- _What you need to do_
Copy exactly the lines from the line containing "Clone this chart in matplotlib." to the line containing "ax.spines[side].set_linewidth(1)", both lines included, and omit any pictures.

================

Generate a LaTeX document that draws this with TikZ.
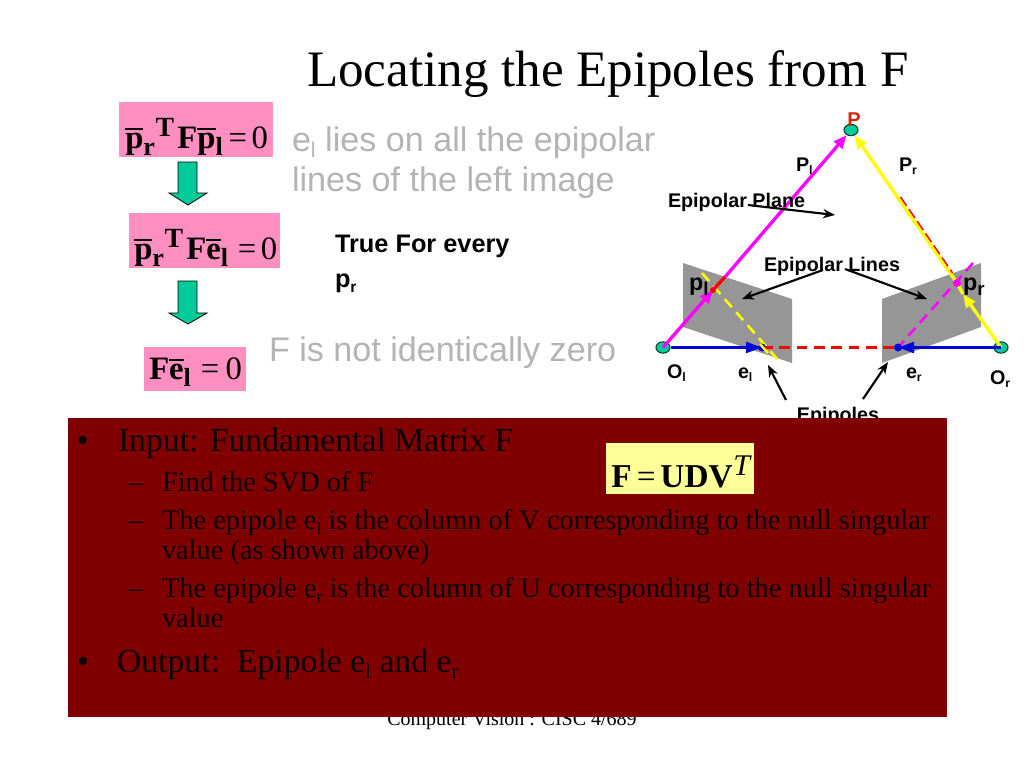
\documentclass[tikz,border=0pt]{standalone}
\usepackage{fontspec}
\setmainfont{Liberation Serif}
\newfontfamily\arialf{Liberation Sans}
\usetikzlibrary{arrows.meta,shapes.geometric}
\newcommand\subt[1]{\raisebox{-.2em}{\scalebox{.62}{#1}}}
\newcommand\subb[1]{\raisebox{-.22em}{\scalebox{.8}{#1}}}
\newcommand\ovl[1]{\vbox{\hrule height .045em \kern .09em \hbox{#1}}}
\newcommand\px[1]{\fontsize{#1}{#1}\selectfont}
\newcommand\supT{\raisebox{.36em}{\kern.02em\scalebox{.85}{T}\kern.1em}}
\definecolor{pinkbox}{HTML}{FF8FC0}
\definecolor{greenfill}{HTML}{00CC99}
\definecolor{darkred}{HTML}{800000}
\definecolor{paleyellow}{HTML}{FFFF99}
\definecolor{inkdark}{HTML}{0D0000}
\definecolor{greytext}{HTML}{B4B4B4}
\definecolor{planegrey}{HTML}{969696}
\definecolor{magline}{HTML}{FF00FF}
\definecolor{yelline}{HTML}{FFFF00}
\definecolor{plabel}{HTML}{D42A10}
\definecolor{blueline}{HTML}{0000DD}
\tikzset{
 txt/.style={inner sep=0pt,outer sep=0pt,anchor=base west,align=left},
 lab/.style={txt,font=\arialf\bfseries\px{14.8}},
 lgrey/.style={txt,font=\arialf\px{25.6},text=greytext},
 body/.style={txt,font=\px{25.3},text=inkdark},
 bodyb/.style={txt,font=\px{21.3},text=inkdark},
 pinkb/.style={fill=pinkbox,draw=none},
 formula/.style={inner sep=0pt,anchor=base west,font=\bfseries\px{24.5}},
 downarrow/.style={fill=greenfill,draw=black,line width=.6pt,line join=miter},
 dotnode/.style={ellipse,fill=greenfill,draw=black!70!greenfill,line width=.8pt,minimum width=10.5pt,minimum height=8.5pt,inner sep=0pt},
 blk/.style={draw=black,line width=1.6pt,-{Stealth[length=9pt,width=7pt]}},
 mag/.style={draw=magline,line width=2.5pt},
 yel/.style={draw=yelline,line width=2.5pt},
 blu/.style={draw=blueline,line width=2.3pt},
 dsh/.style={line width=1.9pt,dash pattern=on 8pt off 5pt},
 tipm/.style={-{Triangle[length=10pt,width=8pt,fill=magline]}},
 tipy/.style={-{Triangle[length=10pt,width=8pt,fill=yelline]}},
 tipb/.style={-{Triangle[length=12pt,width=8pt,fill=blueline]}},
}
\begin{document}
\begin{tikzpicture}[x=0.75pt,y=-0.75pt]
\path[use as bounding box,fill=white] (0,0) rectangle (1024,768);
% title
\node[txt,font=\px{38.3}] (title) at (307,86) {Locating the Epipoles from F};
% pink boxes
\fill[pinkb] (119,102) rectangle (273,157);
\fill[pinkb] (129,213) rectangle (280,268);
\fill[pinkb] (144,347) rectangle (246,391);
\node[formula] (f1) at (125,148) {\ovl{p}\subb{r}\supT F\ovl{p}\subb{l}\kern.18em\mdseries=\kern.14em 0};
\node[formula] (f2) at (134,259) {\ovl{p}\subb{r}\supT F\ovl{e}\subb{l}\kern.3em\mdseries=\kern.14em 0};
\node[formula] (f3) at (149,379) {F\ovl{e}\subb{l}\kern.3em\mdseries=\kern.2em 0};
% green arrows
\draw[downarrow] (178,162) -- (197,162) -- (197,193) -- (207,193) -- (188,205) -- (169,193) -- (178,193) -- cycle;
\draw[downarrow] (178,281) -- (197,281) -- (197,313) -- (207,313) -- (188,324) -- (169,313) -- (178,313) -- cycle;
% grey text
\node[lgrey] (g1) at (292,151) {e\subt{l} lies on all the epipolar};
\node[lgrey] (g2) at (292,191) {lines of the left image};
\node[lgrey] (g3) at (269,361) {F is not identically zero};
\node[txt,font=\arialf\bfseries\px{19}] (tf1) at (335,252) {True For every};
\node[txt,font=\arialf\bfseries\px{19}] (tf2) at (335,287) {p\subt{r}};
% footer (cut by the box)
\node[txt,font=\px{15},anchor=base] (foot) at (512,725) {Computer Vision : CISC 4/689};
% image planes
\fill[planegrey] (683,263) -- (792,299) -- (792,363) -- (683,327) -- cycle;
\fill[planegrey] (981,263) -- (882,299) -- (882,363) -- (981,327) -- cycle;
% diagram points
\coordinate (pl) at (713,290);
\coordinate (plend) at (725,277);
\coordinate (pr) at (957,283);
\coordinate (prm) at (963,294);
\coordinate (el) at (762,347.5);
\coordinate (er) at (898,347.5);
\coordinate (yA) at (702,273);
\coordinate (yB) at (778,360);
\coordinate (mA) at (973,263);
\coordinate (mB) at (894,352);
\coordinate (rA) at (899,197);
\coordinate (rB) at (951,273);
\node[dotnode] (P) at (851,130) {};
\node[dotnode] (Ol) at (663,347.5) {};
\node[dotnode] (Or) at (1001,347.5) {};
% epipolar lines & baseline
\draw[red,dsh] (el) -- (er);
\draw[yelline,dsh] (yA) -- (yB);
\draw[magline,dsh] (mA) -- (mB);
% rays
\draw[mag,tipm] (Ol.center) -- (pl);
\draw[red,line width=2.5pt] (pl) -- (plend);
\draw[mag,tipm] (plend) -- (P);
\draw[yel,tipy] (Or.center) -- (prm);
\draw[yel,tipy] (pr) -- (P);
\draw[draw=yelline,line width=2.5pt] (pr) -- (prm);
\draw[red,line width=1.1pt,dash pattern=on 8pt off 3pt] ([xshift=1.2pt]rA) -- ([xshift=1.2pt]rB);
\fill[red] (pl) circle (3);
\fill[magline] (pr) circle (4);
\fill[blueline] (el) circle (4);
\fill[blueline] (er) circle (4);
\draw[blu,tipb] (Ol.east) -- (el);
\draw[blu,tipb] (Or.center) -- (er);
\draw[yelline,line width=1.9pt] (760,344) -- (768,353);
% labels
\node[font=\arialf\bfseries\px{15},text=plabel,inner sep=0pt,anchor=base] (Plab) at (854,126) {P};
\node[lab] (Pll) at (796,171) {P\subt{l}};
\node[lab] (Prl) at (899,171) {P\subt{r}};
\node[lab] (EPl) at (668,207) {Epipolar Plane};
\node[lab] (ELl) at (764,271) {Epipolar Lines};
\node[txt,font=\arialf\bfseries\px{17.5}] (pll) at (689,290) {p\subb{l}};
\node[txt,font=\arialf\bfseries\px{17.5}] (prl) at (963,290) {p\subb{r}};
\node[lab] (Oll) at (667,378) {O\subt{l}};
\node[lab] (ell) at (738,378) {e\subt{l}};
\node[lab] (erl) at (906,378) {e\subt{r}};
\node[lab] (Orl) at (990,384) {O\subt{r}};
\node[lab,anchor=base] (Epi) at (838,421) {Epipoles};
% black arrows
\coordinate (a1s) at (748,205); \coordinate (a1e) at (835,215);
\coordinate (a2s) at (823,270); \coordinate (a2e) at (742,299);
\coordinate (a3s) at (845,269); \coordinate (a3e) at (927,299);
\coordinate (a4s) at (786,400); \coordinate (a4e) at (768,365);
\coordinate (a5s) at (863,399); \coordinate (a5e) at (888,362);
\draw[blk] (a1s) -- (a1e);
\draw[blk] (a2s) -- (a2e);
\draw[blk] (a3s) -- (a3e);
\draw[blk] (a4s) -- (a4e);
\draw[blk] (a5s) -- (a5e);
% dark panel
\fill[darkred] (68,418) rectangle (947,717);
\node[body] (bu1) at (77,451) {•};
\node[body] (t1) at (118,451) {Input: Fundamental Matrix F};
\node[bodyb] (da1) at (129,491) {–};
\node[bodyb] (t2) at (162,491) {Find the SVD of F};
\node[bodyb] (da2) at (129,529) {–};
\node[bodyb] (t3) at (162,529) {The epipole e\subt{l} is the column of V corresponding to the null singular};
\node[bodyb] (t4) at (162,559) {value (as shown above)};
\node[bodyb] (da3) at (129,597) {–};
\node[bodyb] (t5) at (162,597) {The epipole e\subt{r} is the column of U corresponding to the null singular};
\node[bodyb] (t6) at (162,627) {value};
\node[body] (bu2) at (77,672) {•};
\node[body] (t7) at (117,672) {Output:\ \ Epipole e\subt{l} and e\subt{r}};
% yellow box
\fill[paleyellow] (606,443) rectangle (754,494);
\node[formula,font=\bfseries\px{25}] (svd) at (611,487) {F\kern.16em\mdseries=\kern.14em\bfseries UDV\raisebox{.36em}{\mdseries\itshape\kern.02em\scalebox{.9}{T}}};
\end{tikzpicture}
\end{document}
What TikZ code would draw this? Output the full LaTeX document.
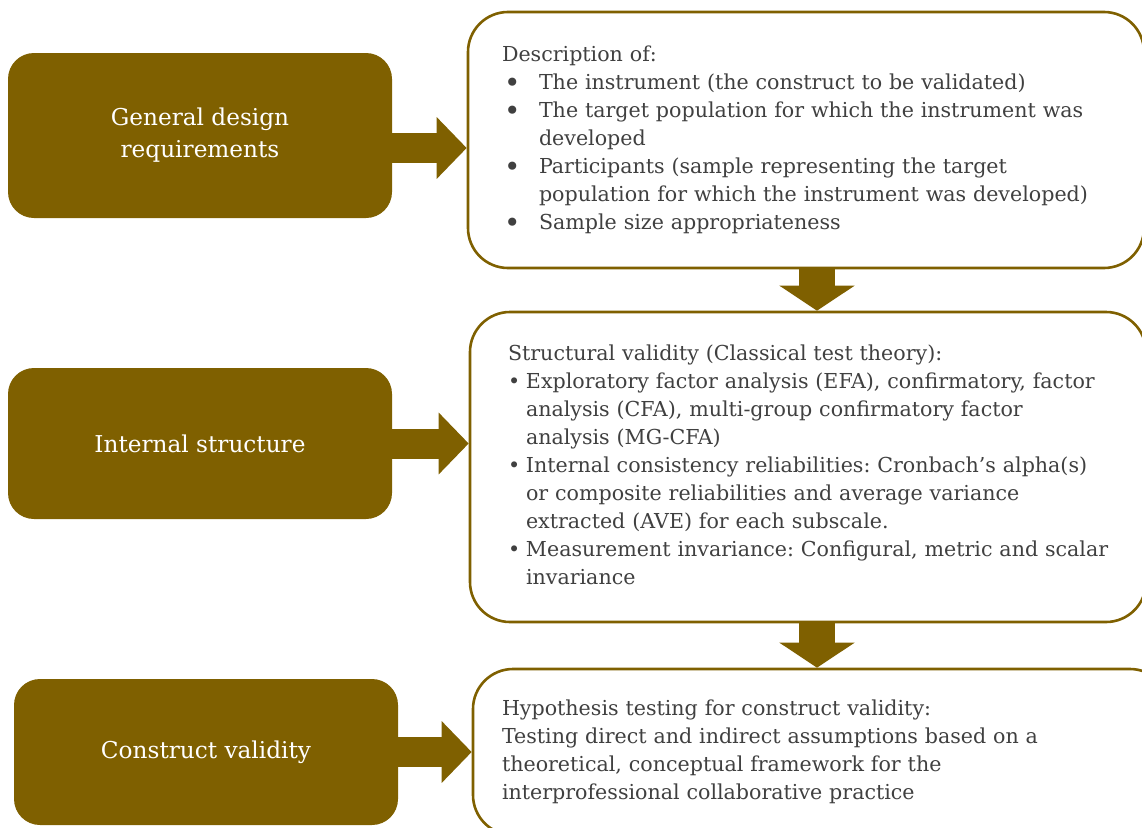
\documentclass[tikz,border=0pt]{standalone}
\usepackage{fontspec}
\setmainfont{DejaVu Serif}
\usepackage{array}
\usetikzlibrary{arrows.meta}
\definecolor{olivebrown}{HTML}{7F6000}
\definecolor{bodygray}{HTML}{404040}
\newcommand{\bigbul}{\hspace*{2pt}\raisebox{-3.2pt}{\smash{\scalebox{1.35}{\textbullet}}}}
\newcommand{\smallbul}{\hspace*{0pt}\textbullet}
\frenchspacing

\begin{document}
\begin{tikzpicture}[
  x=1pt, y=1pt,
  stage/.style={
    rectangle, rounded corners=26pt, fill=olivebrown,
    text=white, align=center, minimum width=384pt,
    font=\fontsize{23.2}{32}\selectfont
  },
  detail/.style={
    rectangle, rounded corners=40pt, draw=olivebrown, line width=2.6pt,
    fill=white, text=bodygray, align=left,
    font=\fontsize{20.6}{28}\selectfont\frenchspacing
  },
  flow/.style={
    draw=olivebrown, line width=30pt,
    -{Triangle[length=30pt, width=60pt]}
  },
  downflow/.style={
    draw=olivebrown, line width=36pt,
    -{Triangle[length=25pt, width=74pt]}
  }
]
  \useasboundingbox (0,0) rectangle (1142,-827);

  \node[stage, minimum height=165pt] (gdr) at (200,-135.5) {General design\\requirements};
  \node[stage, minimum height=151pt] (inner) at (200,-443.5) {Internal structure};
  \node[stage, minimum height=146pt] (cval) at (206,-752) {Construct validity};

  \node[detail, text width=608pt, inner xsep=34pt, minimum height=256pt] (desc) at (806,-140) {%
    \begin{tabular}{@{}p{37pt}@{}l@{}}
      \multicolumn{2}{@{}l@{}}{Description of:}\\
      \bigbul & The instrument (the construct to be validated)\\
      \bigbul & The target population for which the instrument was\\
       & developed\\
      \bigbul & Participants (sample representing the target\\
       & population for which the instrument was developed)\\
      \bigbul & Sample size appropriateness
    \end{tabular}};
  \node[detail, text width=600pt, inner xsep=38pt, minimum height=310pt] (struct) at (808,-467) {%
    \begin{tabular}{@{}p{18pt}@{}l@{}}
      \multicolumn{2}{@{}l@{}}{Structural validity (Classical test theory):}\\
      \smallbul & Exploratory factor analysis (EFA), confirmatory, factor\\
       & analysis (CFA), multi-group confirmatory factor\\
       & analysis (MG-CFA)\\
      \smallbul & Internal consistency reliabilities: Cronbach’s alpha(s)\\
       & or composite reliabilities and average variance\\
       & extracted (AVE) for each subscale.\\
      \smallbul & Measurement invariance: Configural, metric and scalar\\
       & invariance
    \end{tabular}};
  \node[detail, text width=639pt, inner xsep=29pt, minimum height=166pt] (hyp) at (821.5,-752) {%
    Hypothesis testing for construct validity:\\
    Testing direct and indirect assumptions based on a\\
    theoretical, conceptual framework for the\\
    interprofessional collaborative practice};

  \coordinate (a1) at (0,-148);
  \coordinate (dx) at (817,0);
  \draw[flow] (gdr.east |- a1) -- (desc.west |- a1);
  \draw[flow] (inner.east) -- (struct.west |- inner.east);
  \draw[flow] (cval.east) -- (hyp.west |- cval.east);
  \draw[downflow] (desc.south -| dx) -- (struct.north -| dx);
  \draw[downflow] (struct.south -| dx) -- (hyp.north -| dx);
\end{tikzpicture}
\end{document}
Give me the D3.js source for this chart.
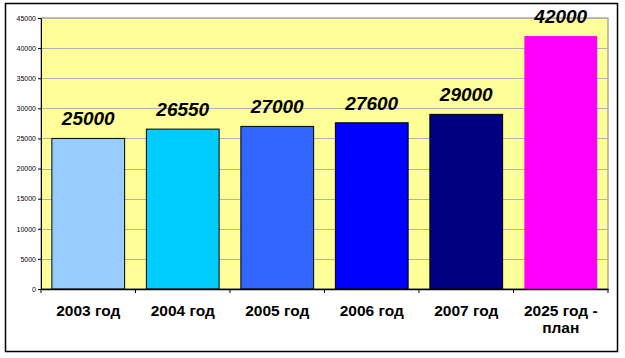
<!DOCTYPE html>
<html>
<head>
<meta charset="utf-8">
<script src="https://cdn.jsdelivr.net/npm/d3@7/dist/d3.min.js"></script>
<style>
  body { margin: 0; background: #fff; }
  svg { display: block; font-family: "Liberation Sans", Arial, sans-serif; }
</style>
</head>
<body>
<div id="chart"></div>
<script>
// chart data
let years = ['2003 год', '2004 год', '2005 год', '2006 год', '2007 год', '2025 год - план'];
let values = [25000, 26550, 27000, 27600, 29000, 42000];
let barColors = ['#99CCFF', '#00CCFF', '#3366FF', '#0000FF', '#000080', '#FF00FF'];
let yTicks = [0, 5000, 10000, 15000, 20000, 25000, 30000, 35000, 40000, 45000];

let width = 625, height = 358;
let margin = { top: 18, right: 17, bottom: 69, left: 41 };
let innerW = width - margin.left - margin.right;
let innerH = height - margin.top - margin.bottom;

let svg = d3.select('#chart')
    .append('svg')
    .attr('width', width)
    .attr('height', height);

// outer frame
svg.append('rect')
    .attr('x', 5.5).attr('y', 3.5)
    .attr('width', 612).attr('height', 348)
    .attr('fill', '#fff')
    .attr('stroke', '#000')
    .attr('stroke-width', 1.5);

let g = svg.append('g')
    .attr('transform', `translate(${margin.left}, ${margin.top})`);

let x = d3.scaleBand().domain(years).range([0, innerW]).padding(0);
let y = d3.scaleLinear().domain([0, 45000]).range([innerH, 0]);

// plot background
g.append('rect')
    .attr('width', innerW).attr('height', innerH)
    .attr('fill', '#FFFF99')
    .attr('stroke', '#808080');

// grid lines
g.selectAll('.grid')
    .data(yTicks.filter(d => d > 0))
    .enter()
    .append('line')
    .attr('x1', 0).attr('x2', innerW)
    .attr('y1', d => Math.round(y(d)) + 0.5)
    .attr('y2', d => Math.round(y(d)) + 0.5)
    .attr('stroke', '#B0B0B0');

// bars
let barW = x.bandwidth() * 0.77;
let bars = g.selectAll('.bar-group')
    .data(values)
    .enter()
    .append('g')
    .attr('class', 'bar-group');

bars.append('rect')
    .attr('x', (d, i) => x(years[i]) + (x.bandwidth() - barW) / 2)
    .attr('y', d => y(d))
    .attr('width', barW)
    .attr('height', d => innerH - y(d))
    .attr('fill', (d, i) => barColors[i])
    .attr('stroke', (d, i) => i === 5 ? 'none' : '#000')
    .attr('stroke-width', 1);

bars.append('text')
    .text(d => d)
    .attr('x', (d, i) => x(years[i]) + x.bandwidth() / 2)
    .attr('y', d => y(d) - 13)
    .attr('text-anchor', 'middle')
    .style('font-size', '19px')
    .style('font-weight', 'bold')
    .style('font-style', 'italic');

// y axis
let yAxis = g.append('g')
    .call(d3.axisLeft(y).tickValues(yTicks).tickSize(3).tickSizeOuter(0).tickFormat(d3.format('d')));
yAxis.select('.domain').attr('stroke', '#000');
yAxis.selectAll('text').style('font-size', '7px').attr('x', -5);

// x axis
let xAxis = g.append('g')
    .attr('transform', `translate(0, ${innerH})`)
    .call(d3.axisBottom(x).tickSize(0).tickSizeOuter(0).tickFormat(''));
xAxis.select('.domain').attr('stroke', '#000').attr('stroke-width', 1.5);

// category ticks at band edges
g.selectAll('.xtick')
    .data(years.concat(['end']))
    .enter()
    .append('line')
    .attr('x1', (d, i) => i < years.length ? x(d) : innerW)
    .attr('x2', (d, i) => i < years.length ? x(d) : innerW)
    .attr('y1', innerH).attr('y2', innerH + 4)
    .attr('stroke', '#000');

// category labels
let labelLines = years.map(d => d === '2025 год - план' ? ['2025 год -', 'план'] : [d]);
g.selectAll('.xlabel')
    .data(labelLines)
    .enter()
    .append('text')
    .attr('text-anchor', 'middle')
    .style('font-size', '15.5px')
    .style('font-weight', 'bold')
    .each(function (lines, i) {
        d3.select(this).selectAll('tspan')
            .data(lines)
            .enter()
            .append('tspan')
            .attr('x', x(years[i]) + x.bandwidth() / 2)
            .attr('y', (l, j) => innerH + 27 + j * 17)
            .text(l => l);
    });
</script>
</body>
</html>
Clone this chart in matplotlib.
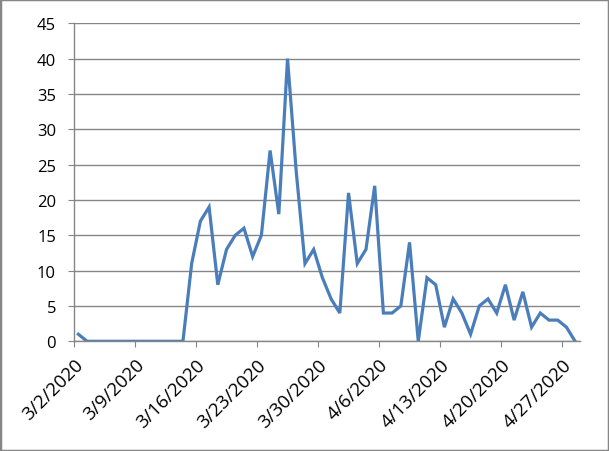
import matplotlib
matplotlib.use("Agg")
import matplotlib.pyplot as plt
import matplotlib.dates as mdates
import matplotlib.transforms as mtransforms
import pandas as pd

# daily counts, 3/2/2020 .. 4/28/2020
start_date = "2020-03-02"
counts = [1, 0, 0, 0, 0, 0, 0, 0, 0, 0, 0, 0, 0,
          11, 17, 19, 8, 13, 15, 16, 12, 15, 27, 18, 40, 24,
          11, 13, 9, 6, 4, 21, 11, 13, 22, 4, 4, 5, 14, 0,
          9, 8, 2, 6, 4, 1, 5, 6, 4, 8, 3, 7, 2, 4, 3, 3, 2, 0]
tick_dates = ["3/2/2020", "3/9/2020", "3/16/2020", "3/23/2020", "3/30/2020",
              "4/6/2020", "4/13/2020", "4/20/2020", "4/27/2020"]

days = pd.date_range(start_date, periods=len(counts), freq="D")
# Excel date axis puts each point in the middle of its day
x = mdates.date2num(days) + 0.5

plt.rcParams["font.family"] = ["Open Sans", "DejaVu Sans"]
grey = "#868686"

fig = plt.figure(figsize=(6.09, 4.52), dpi=100)
ax = fig.add_axes([74 / 609, 1 - 342.3 / 452, (579.5 - 74) / 609, (342.3 - 24.3) / 452])

ax.plot(x, counts, color="#4A7EBB", linewidth=2.3, solid_joinstyle="miter")

tick_pos = mdates.date2num(pd.to_datetime(tick_dates, format="%m/%d/%Y"))
ax.set_xticks(tick_pos)
ax.set_xticklabels(tick_dates, rotation=45, ha="right", va="top",
                   rotation_mode="anchor", fontsize=13.5)
shift = mtransforms.ScaledTranslation(6 / 100, 0, fig.dpi_scale_trans)
for lbl in ax.get_xticklabels():
    lbl.set_transform(lbl.get_transform() + shift)
ax.set_xlim(mdates.date2num(days[0]), mdates.date2num(days[-1]) + 1)
ax.set_ylim(0, 45)
ax.set_yticks(range(0, 46, 5))
ax.tick_params(axis="y", labelsize=12, length=4, color=grey, pad=9)
ax.tick_params(axis="x", length=4, color=grey, pad=6)
ax.grid(axis="y", color=grey, linewidth=1)
ax.set_axisbelow(True)
for side in ["top", "right"]:
    ax.spines[side].set_visible(False)
for side in ["left", "bottom"]:
    ax.spines[side].set_color(grey)
    ax.spines[side].set_linewidth(1)

# chart area border
fig.patches.append(plt.Rectangle((0, 0), 1, 1, transform=fig.transFigure,
                                 fill=False, edgecolor=grey, linewidth=2.5))

fig.savefig("out.png", dpi=100)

================

- _Solved problem_
Clone this chart in matplotlib.
import matplotlib
matplotlib.use("Agg")
import matplotlib.pyplot as plt
import matplotlib.dates as mdates
import matplotlib.transforms as mtransforms
import pandas as pd

# daily counts, 3/2/2020 .. 4/28/2020
start_date = "2020-03-02"
counts = [1, 0, 0, 0, 0, 0, 0, 0, 0, 0, 0, 0, 0,
          11, 17, 19, 8, 13, 15, 16, 12, 15, 27, 18, 40, 24,
          11, 13, 9, 6, 4, 21, 11, 13, 22, 4, 4, 5, 14, 0,
          9, 8, 2, 6, 4, 1, 5, 6, 4, 8, 3, 7, 2, 4, 3, 3, 2, 0]
tick_dates = ["3/2/2020", "3/9/2020", "3/16/2020", "3/23/2020", "3/30/2020",
              "4/6/2020", "4/13/2020", "4/20/2020", "4/27/2020"]

days = pd.date_range(start_date, periods=len(counts), freq="D")
# Excel date axis puts each point in the middle of its day
x = mdates.date2num(days) + 0.5

plt.rcParams["font.family"] = ["Open Sans", "DejaVu Sans"]
grey = "#868686"

fig = plt.figure(figsize=(6.09, 4.52), dpi=100)
ax = fig.add_axes([74 / 609, 1 - 342.3 / 452, (579.5 - 74) / 609, (342.3 - 24.3) / 452])

ax.plot(x, counts, color="#4A7EBB", linewidth=2.3, solid_joinstyle="miter")

tick_pos = mdates.date2num(pd.to_datetime(tick_dates, format="%m/%d/%Y"))
ax.set_xticks(tick_pos)
ax.set_xticklabels(tick_dates, rotation=45, ha="right", va="top",
                   rotation_mode="anchor", fontsize=13.5)
shift = mtransforms.ScaledTranslation(6 / 100, 0, fig.dpi_scale_trans)
for lbl in ax.get_xticklabels():
    lbl.set_transform(lbl.get_transform() + shift)
ax.set_xlim(mdates.date2num(days[0]), mdates.date2num(days[-1]) + 1)
ax.set_ylim(0, 45)
ax.set_yticks(range(0, 46, 5))
ax.tick_params(axis="y", labelsize=12, length=4, color=grey, pad=9)
ax.tick_params(axis="x", length=4, color=grey, pad=6)
ax.grid(axis="y", color=grey, linewidth=1)
ax.set_axisbelow(True)
for side in ["top", "right"]:
    ax.spines[side].set_visible(False)
for side in ["left", "bottom"]:
    ax.spines[side].set_color(grey)
    ax.spines[side].set_linewidth(1)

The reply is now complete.